BE: I just have a couple more quick ones for you. Mostly for curiosity sake, there’s something on the Wikipedia page that I’ve got to ask whether it’s true or not.
BE: Were you really approached by Minnie Pearl, at which point she said, “Lord, honey, you're a ghost,” because you looked so much like your grandfather?
HW: She was probably one of the last people I’ll ever get to talk with real deep about Hank Williams. We would always go out to lunch and she would just tell me stories. I was probably 12 to 14, but she could see the likeness. She wasn’t saying it in a bad kind of way, she was just, like, “Boy, it’s pretty amazing how much the bloodline looks the same and how it’s been passed down.” She was around Hank Jr. a good bit of her life, and seeing him and then seeing me just kind of set her back just a little bit. She’s one of the few people that’s actually taken the time just to reminisce and tell me good and bad things about him. She was very close to my mom, and that’s why I had that kind of relationship with her. I mean, the last person today would be, I guess, Little Jimmy Dickens and, you know, he’s not doing too good right now and barely hanging in there. Still doing shows, though. I mean, he’s had to cancel a few as of recently, but once he’s passed on, a lot of stories will be going away with him.
BE: Setting aside the new album, which of your other albums do you think would be the most representative for somebody who wanted to try out the sound of Hank Williams III?
HW: I would just say Straight to Hell because it’s a more personal record, and the way it was recorded…it’s just a little bit more of a partying scene record. And you’ve got the Super Pickers on side A, and if you fast forward enough through all the noise, you’ve got just me an my acoustic guitar on side B. I mean, that one will take quite awhile to beat, in my eyes. And I don’t know, it kind of gives a little bit of everything. If it’s “Louisiana Stripes” for Johnny Cash or a little bit of the Hills sound or the West Virginia kind of sound with “D. Ray White;” “My Drinkin’ Problem” is a straight up song. It has a good bit of variety on it.
BE: Is there an old school country artist who most people haven’t heard of that you recommend?
HW: Let’s see…let me go through this. Let me get this thing turned on just to go through the list; there are so many.
BE: Turning on your iPod? Or your iTunes?
HW: Yeah. I’m getting it dialed in there. (Pauses) Does a Roy Hogsed ring a bell to you?
BE: No, actually.
HW: I’m not sure if I’m saying it correctly, but he’s good. As far as the banjo goes, Dock Boggs was a real important person in my life, but that’s going back to the ‘20s and ‘30s, not necessarily country. Just one second (Pauses again) This damned thing…

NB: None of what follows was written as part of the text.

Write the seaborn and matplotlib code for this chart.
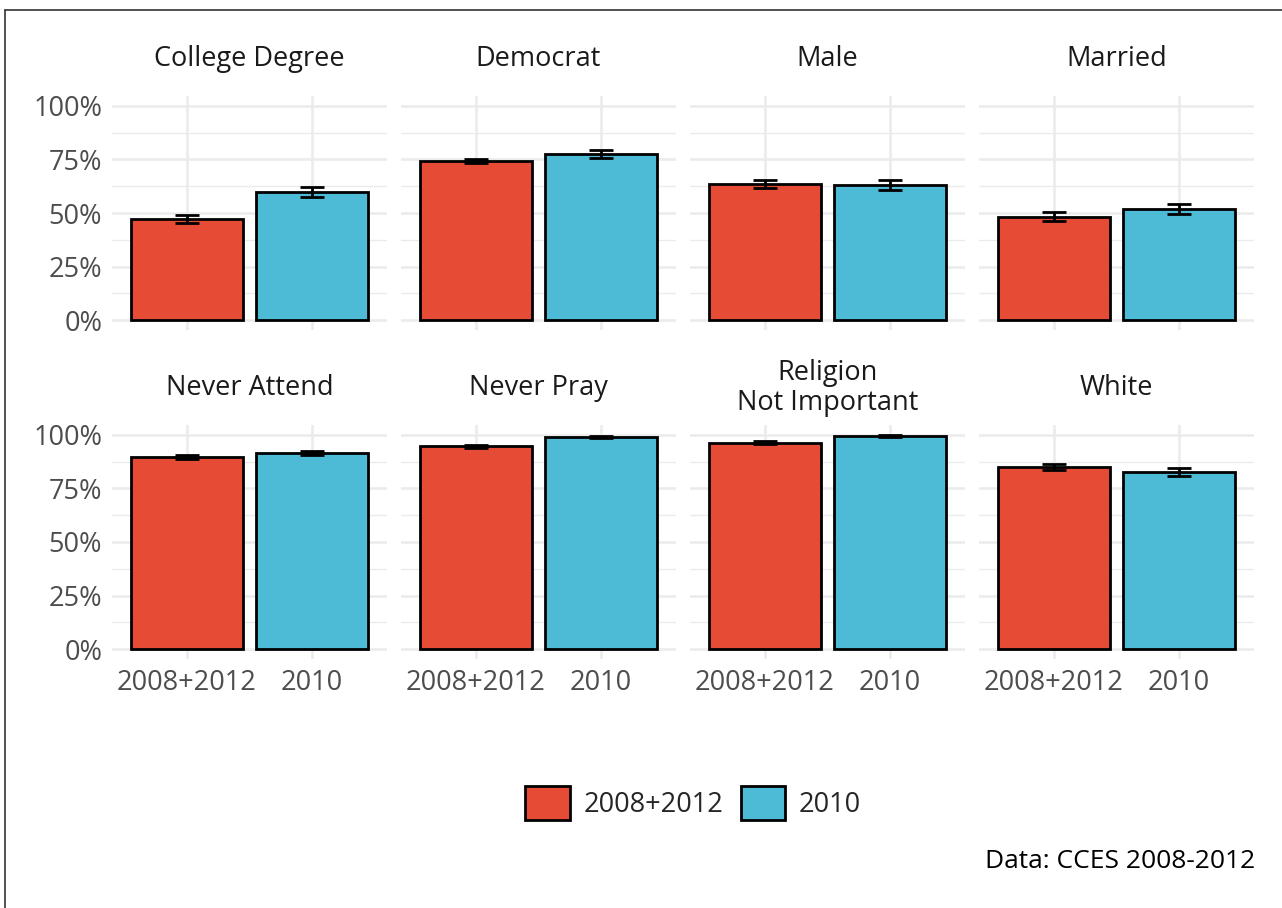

BE: If you want, I can give you my e-mail, if you just want to drop me an e-mail with a couple of names.
HW: Yeah, because I would like to look at the list, because I tried to answer this the other day. I’ll definitely send you a few names on this one, for sure.
BE: All right, Hank, well, it’s been a pleasure talking to you, and I look forward to your recommendations.
HW: Alright, alright. Thanks. Bye-bye!
Post-script: Due to a combination of E-mail confusion and busy schedules, we actually just ended up trading text messages, but when push came to shove, the only other name that Hank really wanted to trumpet was that of Roy Duke. He did, however, make a second mention of Roy Hogsed, so it’s fair to say that he really, really thinks you should check him out.